**Exercise material:**
----

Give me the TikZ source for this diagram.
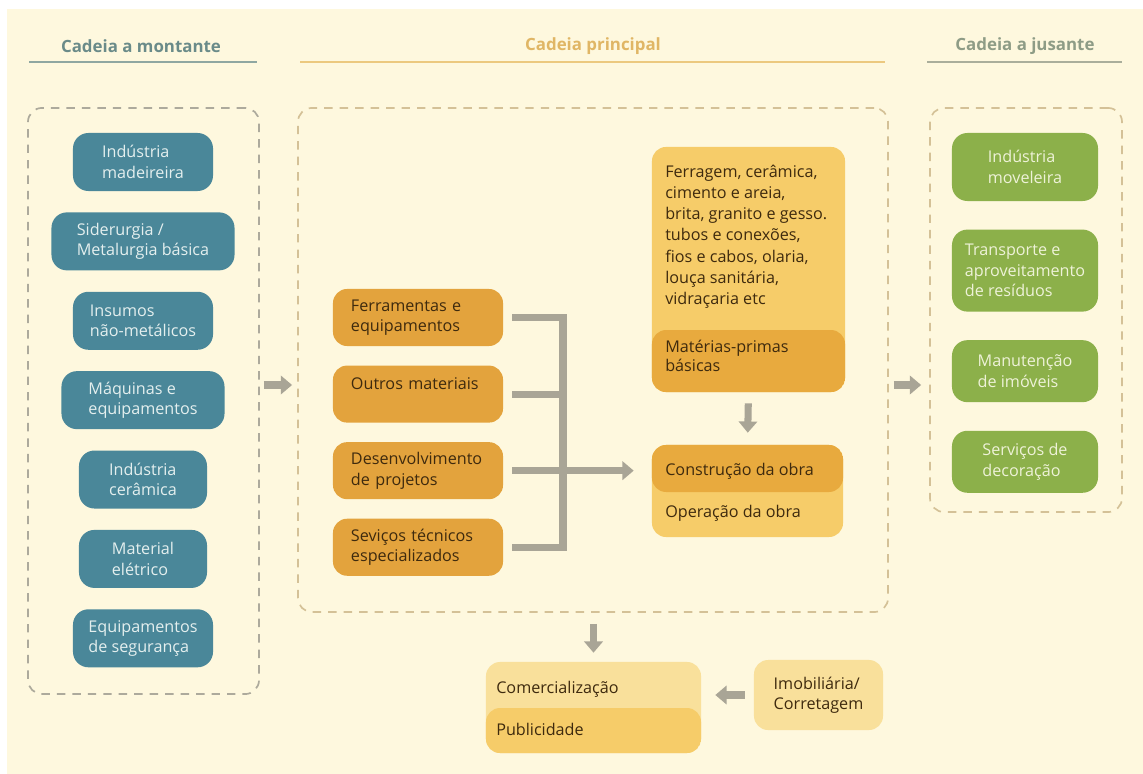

----

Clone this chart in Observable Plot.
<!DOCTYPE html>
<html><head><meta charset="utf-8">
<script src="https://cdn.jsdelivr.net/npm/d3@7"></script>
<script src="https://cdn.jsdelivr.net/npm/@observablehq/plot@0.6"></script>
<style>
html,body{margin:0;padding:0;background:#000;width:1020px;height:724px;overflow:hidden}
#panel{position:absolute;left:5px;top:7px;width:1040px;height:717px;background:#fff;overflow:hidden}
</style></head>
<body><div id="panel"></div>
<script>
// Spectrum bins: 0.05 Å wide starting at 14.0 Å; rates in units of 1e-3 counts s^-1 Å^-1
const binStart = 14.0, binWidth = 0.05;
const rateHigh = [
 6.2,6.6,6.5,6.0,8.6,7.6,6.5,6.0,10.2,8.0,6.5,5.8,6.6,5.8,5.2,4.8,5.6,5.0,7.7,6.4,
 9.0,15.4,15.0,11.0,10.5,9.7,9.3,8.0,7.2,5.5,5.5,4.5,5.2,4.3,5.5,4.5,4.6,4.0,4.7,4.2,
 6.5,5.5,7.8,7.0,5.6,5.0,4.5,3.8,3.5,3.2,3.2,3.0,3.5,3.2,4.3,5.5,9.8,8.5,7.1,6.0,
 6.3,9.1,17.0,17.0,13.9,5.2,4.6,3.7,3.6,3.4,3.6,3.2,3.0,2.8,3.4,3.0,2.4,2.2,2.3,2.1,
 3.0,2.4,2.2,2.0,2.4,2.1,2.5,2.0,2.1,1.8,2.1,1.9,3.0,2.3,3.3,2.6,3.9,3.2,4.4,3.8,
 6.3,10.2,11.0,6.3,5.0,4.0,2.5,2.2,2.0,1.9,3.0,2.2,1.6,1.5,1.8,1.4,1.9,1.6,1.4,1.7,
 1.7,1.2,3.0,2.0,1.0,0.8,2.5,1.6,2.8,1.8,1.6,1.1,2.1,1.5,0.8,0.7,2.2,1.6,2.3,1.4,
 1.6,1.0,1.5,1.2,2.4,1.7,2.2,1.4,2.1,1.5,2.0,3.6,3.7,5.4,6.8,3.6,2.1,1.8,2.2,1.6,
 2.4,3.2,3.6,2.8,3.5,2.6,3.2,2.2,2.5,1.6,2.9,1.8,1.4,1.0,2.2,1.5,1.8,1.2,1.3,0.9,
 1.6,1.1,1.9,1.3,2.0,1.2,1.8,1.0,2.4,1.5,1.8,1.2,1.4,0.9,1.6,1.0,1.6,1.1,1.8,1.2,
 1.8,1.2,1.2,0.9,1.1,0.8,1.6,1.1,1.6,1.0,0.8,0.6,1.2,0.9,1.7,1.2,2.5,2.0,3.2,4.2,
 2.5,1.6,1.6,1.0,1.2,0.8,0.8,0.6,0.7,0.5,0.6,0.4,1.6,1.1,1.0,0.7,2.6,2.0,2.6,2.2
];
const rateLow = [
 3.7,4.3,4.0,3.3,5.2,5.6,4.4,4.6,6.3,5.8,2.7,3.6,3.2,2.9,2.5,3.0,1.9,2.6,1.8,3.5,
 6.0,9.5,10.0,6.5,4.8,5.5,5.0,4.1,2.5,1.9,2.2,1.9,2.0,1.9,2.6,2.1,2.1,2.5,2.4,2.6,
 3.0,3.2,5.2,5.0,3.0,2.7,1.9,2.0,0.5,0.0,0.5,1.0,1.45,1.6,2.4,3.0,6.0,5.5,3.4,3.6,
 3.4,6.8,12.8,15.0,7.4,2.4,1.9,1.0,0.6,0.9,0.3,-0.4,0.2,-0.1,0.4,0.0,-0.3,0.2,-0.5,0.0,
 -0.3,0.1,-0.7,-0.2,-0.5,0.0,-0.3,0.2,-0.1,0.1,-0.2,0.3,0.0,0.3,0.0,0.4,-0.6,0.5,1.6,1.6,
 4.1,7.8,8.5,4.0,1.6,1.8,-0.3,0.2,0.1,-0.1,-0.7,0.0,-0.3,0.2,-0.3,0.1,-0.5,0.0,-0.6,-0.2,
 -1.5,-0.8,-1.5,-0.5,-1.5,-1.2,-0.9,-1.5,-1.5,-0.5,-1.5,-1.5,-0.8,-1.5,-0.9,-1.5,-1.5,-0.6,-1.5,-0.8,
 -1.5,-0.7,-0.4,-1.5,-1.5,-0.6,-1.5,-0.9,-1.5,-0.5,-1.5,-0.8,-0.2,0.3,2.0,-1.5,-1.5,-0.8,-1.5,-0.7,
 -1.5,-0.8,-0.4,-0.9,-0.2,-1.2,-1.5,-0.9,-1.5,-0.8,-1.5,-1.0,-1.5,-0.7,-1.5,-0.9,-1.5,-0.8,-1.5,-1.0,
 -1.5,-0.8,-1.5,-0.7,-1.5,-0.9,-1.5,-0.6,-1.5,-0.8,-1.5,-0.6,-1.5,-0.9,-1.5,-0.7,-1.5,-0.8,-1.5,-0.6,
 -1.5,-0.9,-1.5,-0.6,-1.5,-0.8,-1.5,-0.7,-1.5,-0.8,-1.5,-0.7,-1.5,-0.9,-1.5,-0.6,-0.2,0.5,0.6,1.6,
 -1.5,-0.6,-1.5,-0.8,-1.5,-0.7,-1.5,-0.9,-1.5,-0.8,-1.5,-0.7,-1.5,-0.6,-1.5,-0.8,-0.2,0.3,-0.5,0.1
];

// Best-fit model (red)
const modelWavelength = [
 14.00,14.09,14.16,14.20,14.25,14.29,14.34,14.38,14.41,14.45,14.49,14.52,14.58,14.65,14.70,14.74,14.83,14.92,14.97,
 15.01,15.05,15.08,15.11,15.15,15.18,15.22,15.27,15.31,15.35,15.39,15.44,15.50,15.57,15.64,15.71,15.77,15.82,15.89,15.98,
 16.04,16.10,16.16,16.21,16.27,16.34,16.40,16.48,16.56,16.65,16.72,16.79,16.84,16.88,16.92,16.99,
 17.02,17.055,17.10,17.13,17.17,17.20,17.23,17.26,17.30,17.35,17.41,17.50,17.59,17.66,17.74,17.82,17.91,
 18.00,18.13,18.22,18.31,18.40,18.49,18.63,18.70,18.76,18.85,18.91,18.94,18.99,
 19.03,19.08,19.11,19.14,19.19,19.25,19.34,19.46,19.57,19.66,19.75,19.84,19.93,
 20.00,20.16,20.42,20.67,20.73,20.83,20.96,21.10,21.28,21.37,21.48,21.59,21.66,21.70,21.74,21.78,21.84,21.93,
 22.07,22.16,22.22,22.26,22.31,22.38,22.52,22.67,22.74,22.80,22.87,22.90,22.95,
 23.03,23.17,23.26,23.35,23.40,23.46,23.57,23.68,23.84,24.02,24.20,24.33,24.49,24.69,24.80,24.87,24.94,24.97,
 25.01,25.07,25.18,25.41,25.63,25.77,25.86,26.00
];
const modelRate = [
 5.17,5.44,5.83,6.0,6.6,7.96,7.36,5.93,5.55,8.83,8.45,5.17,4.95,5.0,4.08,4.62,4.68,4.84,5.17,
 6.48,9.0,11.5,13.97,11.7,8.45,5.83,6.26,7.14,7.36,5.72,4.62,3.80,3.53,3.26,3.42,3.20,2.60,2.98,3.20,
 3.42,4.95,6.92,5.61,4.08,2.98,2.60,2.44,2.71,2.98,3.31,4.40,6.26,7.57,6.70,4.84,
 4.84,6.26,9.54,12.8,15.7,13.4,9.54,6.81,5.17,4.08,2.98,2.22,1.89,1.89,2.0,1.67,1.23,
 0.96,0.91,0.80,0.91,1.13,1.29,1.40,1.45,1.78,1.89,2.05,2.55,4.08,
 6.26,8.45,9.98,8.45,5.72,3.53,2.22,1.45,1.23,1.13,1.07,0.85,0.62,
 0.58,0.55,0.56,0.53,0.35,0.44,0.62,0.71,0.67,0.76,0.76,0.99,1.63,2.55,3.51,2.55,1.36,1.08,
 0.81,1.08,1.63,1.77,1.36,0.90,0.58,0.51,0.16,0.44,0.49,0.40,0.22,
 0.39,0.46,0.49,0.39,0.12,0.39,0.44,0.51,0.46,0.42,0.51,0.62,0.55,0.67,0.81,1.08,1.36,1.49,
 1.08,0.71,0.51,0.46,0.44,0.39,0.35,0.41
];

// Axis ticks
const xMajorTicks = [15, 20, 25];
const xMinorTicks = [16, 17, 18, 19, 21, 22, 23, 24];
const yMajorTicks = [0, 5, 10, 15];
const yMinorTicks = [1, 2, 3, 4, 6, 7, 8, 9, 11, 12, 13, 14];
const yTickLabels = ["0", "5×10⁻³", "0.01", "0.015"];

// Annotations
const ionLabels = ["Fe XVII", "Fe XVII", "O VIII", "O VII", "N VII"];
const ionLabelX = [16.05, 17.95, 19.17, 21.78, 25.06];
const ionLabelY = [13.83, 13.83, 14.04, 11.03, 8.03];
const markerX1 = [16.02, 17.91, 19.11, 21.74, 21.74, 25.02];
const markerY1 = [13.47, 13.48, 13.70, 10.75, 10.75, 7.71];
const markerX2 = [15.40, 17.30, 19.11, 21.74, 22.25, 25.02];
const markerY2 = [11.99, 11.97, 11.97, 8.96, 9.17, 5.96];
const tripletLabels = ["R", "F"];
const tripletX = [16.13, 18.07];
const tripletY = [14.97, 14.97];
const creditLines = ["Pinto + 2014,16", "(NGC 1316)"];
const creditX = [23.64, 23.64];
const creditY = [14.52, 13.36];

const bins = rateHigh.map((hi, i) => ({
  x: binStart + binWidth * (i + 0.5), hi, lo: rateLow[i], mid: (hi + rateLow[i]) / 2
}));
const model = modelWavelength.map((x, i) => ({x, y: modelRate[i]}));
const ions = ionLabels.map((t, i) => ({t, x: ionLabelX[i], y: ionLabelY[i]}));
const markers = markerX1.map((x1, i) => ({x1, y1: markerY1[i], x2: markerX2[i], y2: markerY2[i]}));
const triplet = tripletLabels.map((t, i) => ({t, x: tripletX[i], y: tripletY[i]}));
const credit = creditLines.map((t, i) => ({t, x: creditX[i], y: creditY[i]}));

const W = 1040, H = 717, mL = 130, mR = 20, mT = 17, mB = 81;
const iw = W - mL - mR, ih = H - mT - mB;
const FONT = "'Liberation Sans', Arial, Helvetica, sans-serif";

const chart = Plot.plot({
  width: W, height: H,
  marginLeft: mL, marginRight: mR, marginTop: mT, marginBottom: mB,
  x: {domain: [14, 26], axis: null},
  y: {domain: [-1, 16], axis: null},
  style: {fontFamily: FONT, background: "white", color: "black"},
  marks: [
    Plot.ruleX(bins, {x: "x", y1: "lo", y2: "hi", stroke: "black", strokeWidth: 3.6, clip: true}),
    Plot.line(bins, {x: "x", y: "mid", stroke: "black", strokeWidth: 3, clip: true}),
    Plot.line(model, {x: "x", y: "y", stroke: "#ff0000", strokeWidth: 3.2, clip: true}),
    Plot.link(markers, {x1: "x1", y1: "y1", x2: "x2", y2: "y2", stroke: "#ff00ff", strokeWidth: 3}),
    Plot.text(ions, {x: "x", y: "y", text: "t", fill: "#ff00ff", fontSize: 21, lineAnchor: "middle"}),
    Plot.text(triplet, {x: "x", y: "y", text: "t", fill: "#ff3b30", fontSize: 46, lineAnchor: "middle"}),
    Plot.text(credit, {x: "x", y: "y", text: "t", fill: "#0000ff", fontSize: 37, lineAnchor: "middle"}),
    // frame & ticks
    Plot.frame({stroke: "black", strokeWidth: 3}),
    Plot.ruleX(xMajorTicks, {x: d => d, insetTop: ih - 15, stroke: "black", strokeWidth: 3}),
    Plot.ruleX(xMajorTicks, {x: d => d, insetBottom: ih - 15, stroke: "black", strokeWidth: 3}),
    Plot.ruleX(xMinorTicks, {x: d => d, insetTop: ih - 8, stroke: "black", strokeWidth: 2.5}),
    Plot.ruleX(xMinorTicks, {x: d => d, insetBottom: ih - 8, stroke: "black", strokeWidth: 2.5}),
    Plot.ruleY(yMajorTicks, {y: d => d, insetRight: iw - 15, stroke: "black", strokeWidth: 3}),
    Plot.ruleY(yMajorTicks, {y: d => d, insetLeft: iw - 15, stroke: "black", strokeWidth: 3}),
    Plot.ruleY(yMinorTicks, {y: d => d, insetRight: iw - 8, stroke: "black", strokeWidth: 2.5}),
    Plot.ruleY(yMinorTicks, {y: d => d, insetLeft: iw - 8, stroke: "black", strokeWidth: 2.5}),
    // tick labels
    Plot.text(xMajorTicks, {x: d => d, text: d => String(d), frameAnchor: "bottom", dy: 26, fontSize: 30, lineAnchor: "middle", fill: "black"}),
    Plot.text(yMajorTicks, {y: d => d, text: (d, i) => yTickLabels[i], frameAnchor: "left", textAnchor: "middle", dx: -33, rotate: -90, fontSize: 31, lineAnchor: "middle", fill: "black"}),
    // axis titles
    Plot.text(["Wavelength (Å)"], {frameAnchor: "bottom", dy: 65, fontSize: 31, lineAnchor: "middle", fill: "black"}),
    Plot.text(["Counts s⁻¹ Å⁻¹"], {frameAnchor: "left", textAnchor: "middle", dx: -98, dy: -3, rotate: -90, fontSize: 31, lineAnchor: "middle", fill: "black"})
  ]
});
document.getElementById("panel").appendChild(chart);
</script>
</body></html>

----

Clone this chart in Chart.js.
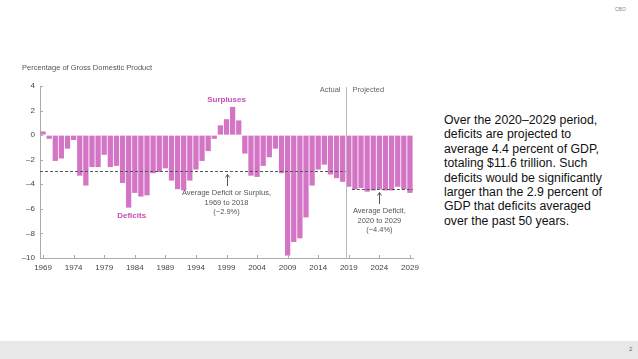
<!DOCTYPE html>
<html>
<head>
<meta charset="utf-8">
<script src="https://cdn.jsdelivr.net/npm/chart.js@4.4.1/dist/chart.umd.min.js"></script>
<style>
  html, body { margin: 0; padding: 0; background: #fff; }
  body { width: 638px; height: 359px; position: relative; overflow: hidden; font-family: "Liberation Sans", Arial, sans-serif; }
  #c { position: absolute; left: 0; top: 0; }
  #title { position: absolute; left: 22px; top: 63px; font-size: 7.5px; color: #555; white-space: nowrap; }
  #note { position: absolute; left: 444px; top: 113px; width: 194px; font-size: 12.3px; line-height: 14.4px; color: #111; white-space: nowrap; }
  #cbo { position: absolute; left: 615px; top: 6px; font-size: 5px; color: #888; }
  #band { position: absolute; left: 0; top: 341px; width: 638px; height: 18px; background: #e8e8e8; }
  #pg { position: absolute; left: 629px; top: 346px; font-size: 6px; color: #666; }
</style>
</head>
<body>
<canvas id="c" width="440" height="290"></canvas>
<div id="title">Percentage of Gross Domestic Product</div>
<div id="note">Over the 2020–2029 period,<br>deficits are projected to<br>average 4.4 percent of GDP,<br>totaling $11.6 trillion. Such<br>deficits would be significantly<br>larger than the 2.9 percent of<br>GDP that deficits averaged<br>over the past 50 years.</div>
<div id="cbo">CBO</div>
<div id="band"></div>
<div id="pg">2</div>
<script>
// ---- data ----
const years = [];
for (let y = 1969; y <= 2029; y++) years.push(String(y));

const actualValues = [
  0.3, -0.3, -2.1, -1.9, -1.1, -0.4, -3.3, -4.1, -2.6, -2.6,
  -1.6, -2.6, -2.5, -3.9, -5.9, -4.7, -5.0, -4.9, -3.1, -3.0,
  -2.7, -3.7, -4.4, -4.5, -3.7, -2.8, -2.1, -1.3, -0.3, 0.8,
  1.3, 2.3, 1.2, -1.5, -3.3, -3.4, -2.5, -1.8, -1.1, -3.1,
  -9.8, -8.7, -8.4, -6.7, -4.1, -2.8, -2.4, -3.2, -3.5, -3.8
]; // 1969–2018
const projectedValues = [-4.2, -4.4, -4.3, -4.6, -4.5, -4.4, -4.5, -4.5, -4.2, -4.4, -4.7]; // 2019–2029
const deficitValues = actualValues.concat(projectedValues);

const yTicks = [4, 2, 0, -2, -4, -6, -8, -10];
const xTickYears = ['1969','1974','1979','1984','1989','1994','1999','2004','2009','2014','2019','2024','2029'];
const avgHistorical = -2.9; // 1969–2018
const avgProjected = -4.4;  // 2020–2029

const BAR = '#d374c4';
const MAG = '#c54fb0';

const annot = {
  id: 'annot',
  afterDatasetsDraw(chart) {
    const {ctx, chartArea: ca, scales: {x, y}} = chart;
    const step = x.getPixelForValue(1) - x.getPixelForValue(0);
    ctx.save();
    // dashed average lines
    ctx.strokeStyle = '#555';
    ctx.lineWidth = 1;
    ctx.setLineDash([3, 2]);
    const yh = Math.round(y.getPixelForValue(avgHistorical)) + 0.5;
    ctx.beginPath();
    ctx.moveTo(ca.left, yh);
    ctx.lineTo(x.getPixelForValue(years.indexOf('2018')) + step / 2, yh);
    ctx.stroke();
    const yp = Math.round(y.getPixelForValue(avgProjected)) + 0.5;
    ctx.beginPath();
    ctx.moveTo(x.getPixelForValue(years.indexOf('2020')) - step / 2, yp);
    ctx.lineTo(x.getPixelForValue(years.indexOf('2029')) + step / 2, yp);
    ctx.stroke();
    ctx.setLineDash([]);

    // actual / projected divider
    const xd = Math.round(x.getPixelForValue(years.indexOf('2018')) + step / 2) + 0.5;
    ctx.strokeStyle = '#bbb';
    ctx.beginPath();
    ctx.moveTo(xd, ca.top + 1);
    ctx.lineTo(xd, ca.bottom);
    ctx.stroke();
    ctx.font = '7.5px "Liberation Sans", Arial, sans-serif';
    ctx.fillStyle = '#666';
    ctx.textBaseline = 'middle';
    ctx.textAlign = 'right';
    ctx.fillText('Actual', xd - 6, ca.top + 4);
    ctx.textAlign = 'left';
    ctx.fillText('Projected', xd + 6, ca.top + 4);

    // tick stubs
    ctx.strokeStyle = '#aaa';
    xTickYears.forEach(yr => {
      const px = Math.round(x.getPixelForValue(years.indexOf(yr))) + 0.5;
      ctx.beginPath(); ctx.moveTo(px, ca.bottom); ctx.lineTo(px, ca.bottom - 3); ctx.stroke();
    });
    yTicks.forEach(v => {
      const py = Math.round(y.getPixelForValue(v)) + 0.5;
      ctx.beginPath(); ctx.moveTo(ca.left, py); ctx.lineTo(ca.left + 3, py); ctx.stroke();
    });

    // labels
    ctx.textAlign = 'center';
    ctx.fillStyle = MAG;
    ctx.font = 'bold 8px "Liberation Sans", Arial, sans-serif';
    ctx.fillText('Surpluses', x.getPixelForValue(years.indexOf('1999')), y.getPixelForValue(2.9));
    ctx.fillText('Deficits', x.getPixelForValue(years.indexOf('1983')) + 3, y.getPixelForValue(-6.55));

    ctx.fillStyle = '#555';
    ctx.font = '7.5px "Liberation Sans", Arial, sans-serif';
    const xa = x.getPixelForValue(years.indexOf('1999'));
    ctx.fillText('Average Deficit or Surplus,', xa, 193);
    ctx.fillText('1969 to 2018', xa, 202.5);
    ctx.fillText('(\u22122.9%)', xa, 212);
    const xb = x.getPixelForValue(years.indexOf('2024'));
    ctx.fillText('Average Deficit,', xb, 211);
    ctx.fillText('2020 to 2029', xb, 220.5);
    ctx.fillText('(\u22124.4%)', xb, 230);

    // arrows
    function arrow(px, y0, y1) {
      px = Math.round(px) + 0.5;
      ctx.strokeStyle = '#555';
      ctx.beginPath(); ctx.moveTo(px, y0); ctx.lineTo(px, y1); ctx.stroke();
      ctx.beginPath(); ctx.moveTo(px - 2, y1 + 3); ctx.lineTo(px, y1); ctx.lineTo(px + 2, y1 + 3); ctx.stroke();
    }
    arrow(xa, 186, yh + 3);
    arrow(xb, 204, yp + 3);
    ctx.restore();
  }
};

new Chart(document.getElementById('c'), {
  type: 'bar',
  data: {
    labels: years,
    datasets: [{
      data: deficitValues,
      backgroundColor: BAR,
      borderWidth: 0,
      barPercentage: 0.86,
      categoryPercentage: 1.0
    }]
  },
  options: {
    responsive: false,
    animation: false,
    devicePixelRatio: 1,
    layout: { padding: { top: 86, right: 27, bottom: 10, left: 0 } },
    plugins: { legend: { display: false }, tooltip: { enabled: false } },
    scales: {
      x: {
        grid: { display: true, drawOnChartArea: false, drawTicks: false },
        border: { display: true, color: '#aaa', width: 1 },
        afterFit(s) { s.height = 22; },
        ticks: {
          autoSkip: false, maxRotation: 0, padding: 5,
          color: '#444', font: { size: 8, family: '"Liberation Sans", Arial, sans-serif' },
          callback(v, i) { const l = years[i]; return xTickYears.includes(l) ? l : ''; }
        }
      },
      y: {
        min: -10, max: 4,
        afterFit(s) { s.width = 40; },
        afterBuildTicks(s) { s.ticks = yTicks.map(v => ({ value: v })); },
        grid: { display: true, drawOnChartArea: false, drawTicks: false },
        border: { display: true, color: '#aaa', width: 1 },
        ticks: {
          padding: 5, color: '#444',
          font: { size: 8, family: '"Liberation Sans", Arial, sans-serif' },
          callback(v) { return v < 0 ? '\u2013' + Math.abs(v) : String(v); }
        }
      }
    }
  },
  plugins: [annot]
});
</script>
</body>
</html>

----

**Job:** Using the listing above, show each line holding the string "Clone".

**Answer to the exercise:**
Clone this chart in Observable Plot.
Clone this chart in Chart.js.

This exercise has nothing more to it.